Japan, on the other hand, lost many innocent lives to the Hiroshima/Nagasaki bombings. While I was in Japan, it was clear in the older Japanese, that they still were bitter about that (whenever they saw an American, that is).
Go to China, Korea, Burma, the Philippines, American Samoa, and tell people who remember the Japanese occupation from WWII about the 'innocent" Japanese and see how many tears are shed. Talk to allied soldiers who were prisoners of war under the Japanese during that war, when the death rate among POWs held by Japan was much, much higher than among those held by any other Axis or Allied participant in the war. The firestorm Japan rained down on others during its imperialistic expansion came home to roost when the islands came within striking range of the B-29s. They sowed the wind and reaped the whirlwind. I don't feel a bit sorry for what happened to Japan and Germany during the war they started. The Japanese can take their "bitterness" and shove it where the sun don't shine.
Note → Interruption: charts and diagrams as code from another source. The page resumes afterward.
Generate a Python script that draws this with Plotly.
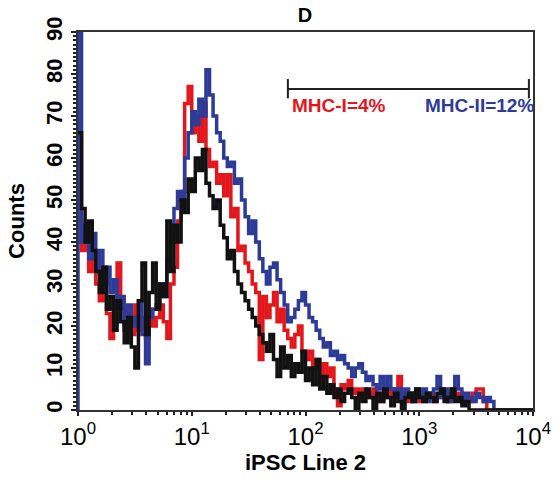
import plotly.graph_objects as go

# Instrument channel grid: 128 log channels over 4 decades
n_channels = 128
channels_per_decade = 32
channel_edges = [10 ** (i / channels_per_decade) for i in range(n_channels + 1)]

# Counts per channel
mhc1_red = [45, 45, 38, 42, 33, 36, 30, 26, 32, 23,
            17, 26, 35, 24, 20, 23, 18, 25, 19, 22,
            17, 24, 20, 22, 25, 21, 17, 30, 34, 45,
            52, 73, 77, 66, 70, 64, 73, 62, 58, 59,
            54, 56, 51, 56, 46, 48, 38, 39, 35, 33,
            30, 28, 12, 27, 22, 25, 28, 21, 24, 19,
            17, 15, 18, 20, 14, 12, 14, 10, 12, 8,
            11, 8, 10, 5, 1, 6, 5, 7, 4, 5,
            3, 5, 4, 3, 5, 4, 2, 4, 3, 5,
            4, 8, 3, 4, 2, 4, 3, 2, 4, 3,
            4, 2, 3, 4, 3, 2, 5, 3, 4, 2,
            3, 2, 4, 5, 5, 2, 0, 0, 0, 0,
            0, 0, 0, 0, 0, 0, 0, 0, 0]

mhc2_blue = [0, 90, 40, 44, 36, 42, 33, 38, 30, 34,
             28, 31, 24, 27, 19, 25, 22, 20, 26, 18,
             11, 22, 24, 25, 30, 27, 36, 40, 48, 52,
             50, 60, 66, 71, 68, 74, 70, 81, 75, 70,
             66, 64, 60, 58, 59, 54, 55, 50, 46, 42,
             45, 40, 36, 33, 30, 34, 35, 31, 28, 25,
             21, 22, 24, 26, 28, 25, 22, 21, 19, 17,
             15, 16, 13, 14, 12, 13, 11, 10, 8, 10,
             11, 9, 7, 8, 6, 5, 8, 5, 8, 5,
             3, 5, 2, 5, 4, 2, 5, 3, 5, 2,
             4, 5, 8, 3, 5, 2, 4, 8, 5, 2,
             4, 3, 2, 4, 3, 2, 3, 2, 0, 0,
             0, 0, 0, 0, 0, 0, 0, 0, 0]

control_black = [66, 66, 48, 40, 45, 38, 33, 28, 34, 24,
                 27, 19, 26, 21, 16, 22, 15, 10, 26, 35,
                 18, 28, 35, 24, 30, 27, 45, 33, 44, 40,
                 50, 47, 55, 52, 60, 57, 62, 54, 51, 48,
                 50, 44, 41, 36, 38, 33, 30, 28, 26, 24,
                 22, 20, 18, 16, 14, 18, 12, 8, 15, 10,
                 13, 8, 11, 9, 14, 7, 10, 6, 12, 5,
                 8, 4, 6, 3, 5, 2, 4, 5, 3, 0,
                 4, 2, 5, 3, 0, 4, 2, 5, 3, 1,
                 4, 2, 0, 3, 4, 2, 5, 3, 2, 4,
                 3, 2, 4, 5, 2, 3, 5, 2, 3, 1,
                 2, 0, 0, 0, 0, 0, 0, 0, 0, 0,
                 0, 0, 0, 0, 0, 0, 0, 0, 0]

decade_ticks = [1, 10, 100, 1000, 10000]
decade_labels = ["10<sup>0</sup>", "10<sup>1</sup>", "10<sup>2</sup>",
                 "10<sup>3</sup>", "10<sup>4</sup>"]
minor_ticks = [k * 10 ** d for d in range(4) for k in range(2, 10)]

# Gate marker (fluorescence bounds) and its labels
gate_lo = 70
gate_hi = 9200
gate_y = 76.4
gate_cap_lo = 74.2
gate_cap_hi = 78.8
label_red = "MHC-I=4%"
label_blue = "MHC-II=12%"

RED = "#e3161c"
BLUE = "#2c3a98"
BLACK = "#111111"
FONT = "Liberation Sans, Arial, Helvetica, sans-serif"

W, H = 556, 479

fig = go.Figure()
for vals, col in [(mhc1_red, RED), (mhc2_blue, BLUE), (control_black, BLACK)]:
    fig.add_trace(go.Scatter(x=channel_edges, y=vals, mode="lines",
                             line=dict(color=col, width=3.5, shape="vh"),
                             hoverinfo="skip"))

fig.update_layout(
    width=W, height=H,
    margin=dict(l=78, r=23, t=32, b=69),
    paper_bgcolor="white", plot_bgcolor="white",
    showlegend=False,
    font=dict(family=FONT, color="black"),
    title=dict(text="<b>D</b>", x=305 / W, xanchor="center",
               y=1 - 15 / H, yanchor="middle",
               font=dict(size=20, family=FONT, color="black")),
)

fig.update_xaxes(
    type="log", range=[0, 4], automargin=False,
    tickvals=decade_ticks, ticktext=decade_labels,
    tickfont=dict(size=24, family=FONT, color="black"),
    ticks="outside", ticklen=4, tickwidth=1.5, tickcolor="#222",
    minor=dict(tickvals=minor_ticks, ticks="outside", ticklen=3,
               tickwidth=1.5, tickcolor="#222"),
    showline=True, linecolor="#333", linewidth=1.5, mirror=True,
    showgrid=False, zeroline=False, layer="below traces",
    title=dict(text="<b>iPSC Line 2</b>",
               font=dict(size=22, family=FONT, color="black"), standoff=6),
)

fig.update_yaxes(
    range=[0, 90], dtick=10, tickangle=-90, automargin=False,
    tickfont=dict(size=22, family=FONT, color="black", weight="bold"),
    ticks="outside", ticklen=5, tickwidth=1.5, tickcolor="#222",
    minor=dict(dtick=1, ticks="outside", ticklen=3, tickwidth=1.5,
               tickcolor="#222"),
    showline=True, linecolor="#333", linewidth=1.5, mirror=True,
    showgrid=False, zeroline=False, layer="below traces",
    title=dict(text="<b>Counts</b>",
               font=dict(size=22, family=FONT, color="black"), standoff=12),
)

fig.add_shape(type="line", xref="x", yref="y",
              x0=gate_lo, x1=gate_hi, y0=gate_y, y1=gate_y,
              line=dict(color="#222", width=2))
for gx in (gate_lo, gate_hi):
    fig.add_shape(type="line", xref="x", yref="y",
                  x0=gx, x1=gx, y0=gate_cap_lo, y1=gate_cap_hi,
                  line=dict(color="#222", width=2))

fig.add_annotation(x=(290 - 78) / 455, y=72.5, xref="paper", yref="y",
                   text="<b>" + label_red + "</b>", showarrow=False,
                   xanchor="left", yanchor="middle",
                   font=dict(size=19, family=FONT, color=RED))
fig.add_annotation(x=(536 - 78) / 455, y=72.5, xref="paper", yref="y",
                   text="<b>" + label_blue + "</b>", showarrow=False,
                   xanchor="right", yanchor="middle",
                   font=dict(size=19, family=FONT, color=BLUE))

# Remove the default 8px page margin so the figure fills the window exactly.
fig.write_html("out.html",
               config={"displayModeBar": False},
               post_script="document.body.style.margin='0';"
                           "document.body.style.overflow='hidden';")
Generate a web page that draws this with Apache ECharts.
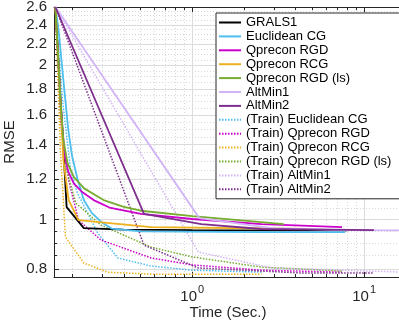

The thing about the atomic bombs is that they instantly obliterated some people and things in the target area, while some victims died more slowly--not unlike Allied civilians and soldiers tortured and starved to death by the Japanese. Actually many more people died in fire-bombed cities that created firestorms in Japan and Germany than died from the atomic bombs. And there was one Japanese pilot who was in Hiroshima and later in Nagasaki when atomic bombs fell on each of those cities--and survived both!